The Captain North Extension Zinc-Lead-Silver Deposit Bathurst District, New Brunswick

Exploration & Mining Geology, Vol. 1, No. 2, 1992

K.D.A. WHALEY Stratabound Minerals Corp., New Brunswick, Canada

The Captain North Extension deposit consists of five sulfide lenses hosted in cherty and chloritic metasediment that is bounded by quartz-eye rhyolite and laminated rhyolite. Lens 2 consists of sphalerite and galena with silver-rich tetrahedrite in chert. Lens 3 contains massive pyrite, with chalcopyrite and minor gold, gradational to minor pyrite in a chloritic metasediment.
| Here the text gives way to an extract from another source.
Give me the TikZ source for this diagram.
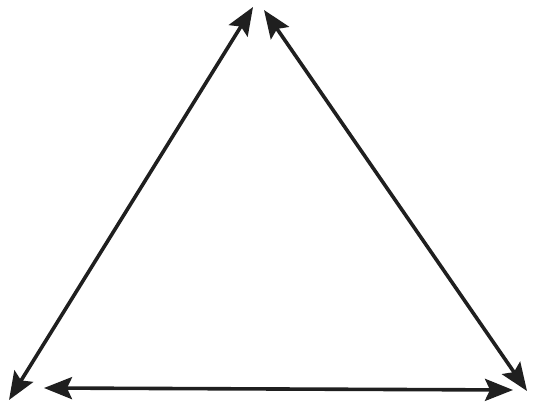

The other lenses are unexplored. The sulfides occur as beds, fracture infills, and disseminated grains. Reserves are estimated at 207 555 tonnes grading 7.38% Zn, 2.76% Pb, and 91.81 g/t Ag. The deposit is isoclinally folded, dips steeply west, plunges 50 degrees south, and is faulted out to the north, where drag folding has reversed the plunge. Minor cross-faults contain talc and sericite. High sphalerite but low pyrite abundances result in poor responses to standard electromagnetic techniques. Lens 3, which contains more pyrite than Lens 2, responds better to induced polarization and allows detection. Geochemical anomalies are found in a nearby swamp and stream, but an impervious till cover inhibits the development of soil anomalies.